History of the 1957-1961 Jaguar XK150
The final iteration in the XK series was the XK150, which was introduced in May 1957 as a 1958 model. Although recognizably a member of the Jaguar family, it was wider and not nearly as swoopy as the earlier XKs, and the distinctive grill had a much more delicate appearance than its predecessor. Although the chassis was carried over unchanged from the 140, standard equipment now included four-wheel disc brakes, which was a first for a car built in series production. Initially, a convertible and fixed head were the only body choices.
Under the wider bonnet lurked the familiar twin-cam, straight-six, which was almost as pretty as the car itself.

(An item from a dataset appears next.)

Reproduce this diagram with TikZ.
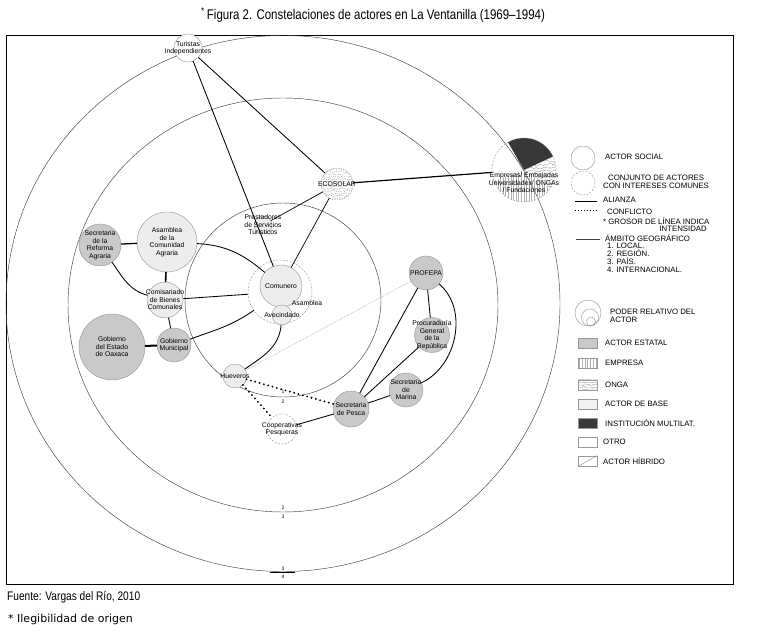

The standard engine was rated at 190 bhp, but a 210bhp SE version was also offered. More power soon followed with the S version of the 3.4 liter engine, which breathed through triple SU carburetors to generate 250bhp. As before, the four speed manual transmission was offered with overdrive and a three-speed Borg Warner automatic was optional.
Later in 1958, Jaguar added a lighter roadster version to the line-up. Available in both standard and S versions, it had a sleeker appearance but still offered roll-up windows. For 1959, the big news was a 3.8 liter version of the famous XK engine. Rated at 220 in standard guise and 265 for the S version, the big cat was seriously quick.
Many considered the XK150 a fast touring car rather than an out-and-out sports car, which is supported by the simple fact that the cars were seldom raced or rallied. Still, the 150 had enough appeal to sell 9,395 examples, of a car that cost close to $5,000 when production ceased in 1961. The car was a grand close to one of the most iconic sports car series of all time.